Мир

Надежды я не знал, ни опасенья…

Кто ж мощно так от них меня отторг?

Кто отрешил от тягости хотенья?

Т. е. от страсти и необходимости, по способу скандала приковывающих человека к вещам.

Со злобой дня души постыдный торг

Стал для меня без смысла и значенья,

Для всех тревог бесследно умер я

И ожил вновь в сознанье бытия…

Ожил в сознанье — или в самом бытии? Во всяком случае, поэт умер для всего, среди чего было растеряно его существование, но эта смерть ввела его в жизнь. Всё восстановилось, но в изменившемся смысле и значении. Вещи мира, от которых кто–то «отторг» поэта, не стали ему безразличны, разве что к нему приблизились другие вещи, не те, что теснили раньше. «Царил покой», «В прозрачный мрак деревья улетали… Лесной чабёр и полевой шалфей, Блестя росой, в траве благоухали».

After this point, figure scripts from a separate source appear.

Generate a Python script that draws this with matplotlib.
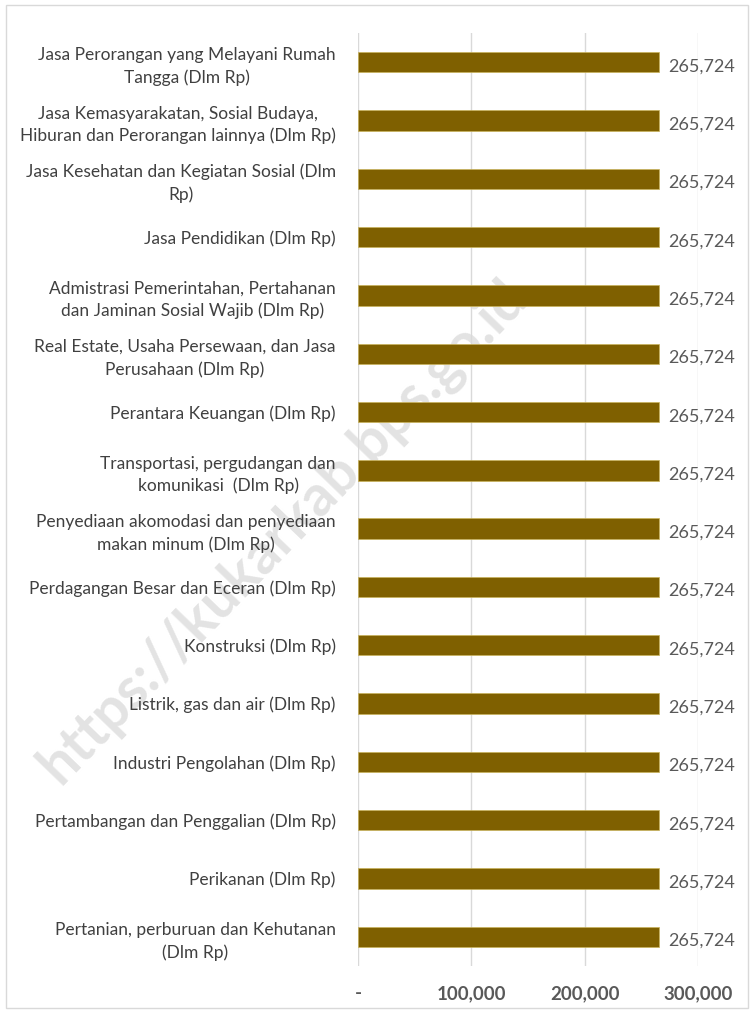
import matplotlib.pyplot as plt
from matplotlib.patches import Rectangle
from matplotlib.ticker import FuncFormatter

# kategori (urutan dari atas ke bawah seperti di gambar)
categories = [
    "Jasa Perorangan yang Melayani Rumah\nTangga (Dlm Rp)",
    "Jasa Kemasyarakatan, Sosial Budaya,\nHiburan dan Perorangan lainnya (Dlm Rp)",
    "Jasa Kesehatan dan Kegiatan Sosial (Dlm\nRp)",
    "Jasa Pendidikan (Dlm Rp)",
    "Admistrasi Pemerintahan, Pertahanan\ndan Jaminan Sosial Wajib (Dlm Rp)",
    "Real Estate, Usaha Persewaan, dan Jasa\nPerusahaan (Dlm Rp)",
    "Perantara Keuangan (Dlm Rp)",
    "Transportasi, pergudangan dan\nkomunikasi  (Dlm Rp)",
    "Penyediaan akomodasi dan penyediaan\nmakan minum (Dlm Rp)",
    "Perdagangan Besar dan Eceran (Dlm Rp)",
    "Konstruksi (Dlm Rp)",
    "Listrik, gas dan air (Dlm Rp)",
    "Industri Pengolahan (Dlm Rp)",
    "Pertambangan dan Penggalian (Dlm Rp)",
    "Perikanan (Dlm Rp)",
    "Pertanian, perburuan dan Kehutanan\n(Dlm Rp)",
]
values = [265724] * 16
x_ticks = [0, 100000, 200000, 300000]

plt.rcParams['font.family'] = ['Lato', 'DejaVu Sans']

fig = plt.figure(figsize=(7.54, 10.13), dpi=100)
# bingkai tipis di sekeliling chart
fig.patches.append(Rectangle((0.008, 0.005), 0.984, 0.99, transform=fig.transFigure,
                             fill=False, edgecolor="#d9d9d9", linewidth=1))

# watermark di belakang batang
fig.text(0.375, 0.475, "https://kukarkab.bps.go.id", fontsize=41, fontweight="bold",
         color="#e3e3e3", rotation=46, ha="center", va="center", zorder=-1)

ax = fig.add_axes([0.4748, 0.0464, 0.4509, 0.921])
ax.set_facecolor("none")
y = list(range(len(categories)))
ax.barh(y, values, height=0.35, color="#7F6000", edgecolor="#c9b25a", linewidth=0.5, zorder=3)

for yi, v in zip(y, values):
    ax.text(v + 8000, yi + 0.07, f"{v:,}", va="center", ha="left",
            fontsize=13, color="#595959")

ax.set_ylim(len(categories) - 0.5, -0.5)
ax.set_xlim(0, 300000)
ax.set_yticks(y)
ax.set_yticklabels(categories, fontsize=12.5, color="#404040",
                   multialignment="center", linespacing=1.45)
ax.set_xticks(x_ticks)
ax.xaxis.set_major_formatter(FuncFormatter(lambda v, p: "-" if v == 0 else f"{int(v):,}"))
ax.tick_params(axis="x", length=0, pad=14, labelsize=13.5, labelcolor="#595959")
ax.tick_params(axis="y", length=0, pad=16)
for lbl in ax.get_xticklabels():
    lbl.set_fontweight("bold")

ax.grid(axis="x", color="#d9d9d9", linewidth=1, zorder=0)
for s in ax.spines.values():
    s.set_visible(False)

fig.savefig("out.png", dpi=100)
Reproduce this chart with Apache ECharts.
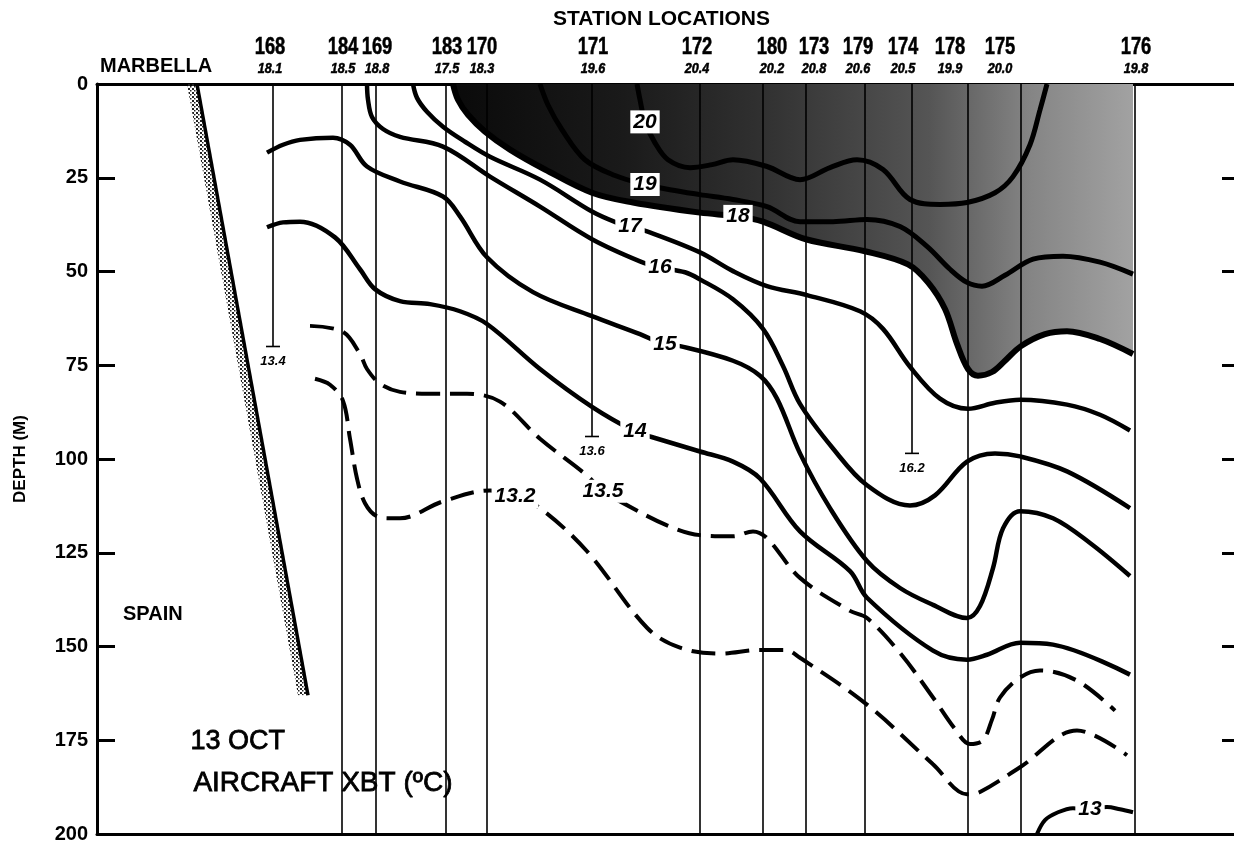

Протоиерей Василий Зеньковский во втором томе («Христианское учение о мире») своей книги «Основы христианской философии» (Париж, 1964), — здесь, вообще говоря, дается еще раз одно из объяснений мировой данности и нет вопроса о том, что такое мир, — цитирует стихотворение А. К. Толстого, написанное на четверть века раньше вышеприведенного. Оно тоже озаглавливается по первой строке:

Меня, во мраке и в пыли

Досель влачившего оковы,

Любови крылья вознесли

В отчизну пламени и слова.

И просветлел мой темный взор,

И стал мне виден мир незримый,

И слышит ухо с этих пор,

Чтó для других неуловимо…

В обоих стихотворениях поэт говорит о том, что мы пытались назвать словами «согласие», «тишина». Ухо поэта слышит то, «что для других неуловимо», т. е. молчание. Это, однако, не глухое молчание, если его можно слышать и если поэт слышит его до сих пор. Мир отрешенный, незримый, неуловимый всё же присутствует так, что наполняет поэта светом. И заметим еще: именно такой, незримый, неуловимый, он присутствует и в слове поэта. Стихотворение не отражает мир, оно впускает его в себя, давая ему быть таким, какой он есть, незримый новый отрешенно царящий в покое. Именно такой он продолжает быть в стихотворении, продолжает не только тогда, когда оно пишется, но и потом, когда оно давно написано, когда уже нет написавшего его поэта. Мир всё равно продолжает присутствовать в его слове. Как это может быть? Поэт и связан тишиной мира, и говорит, и, говоря, не нарушает мира, — не только не нарушает, а как бы впервые дает ему быть. В слове мир имеет место, поэт дает слово миру так, словно говорит уже не сам поэт, а мир. Так называемый «поэтический мир» — не другой, чем наш, которому поэт дает присутствовать. И еще больше того: мир, которому поэт дает слово, только и дает поэту сказать свое слово: «Меня… любови крылья вознесли В отчизну пламени и слова». Тогда, когда поэту еще не стал «виден мир незримый», слово, конечно, тоже было, но не нашедшее себя, не вернувшееся в свою «отчизну». Родина слова — это «мир незримый».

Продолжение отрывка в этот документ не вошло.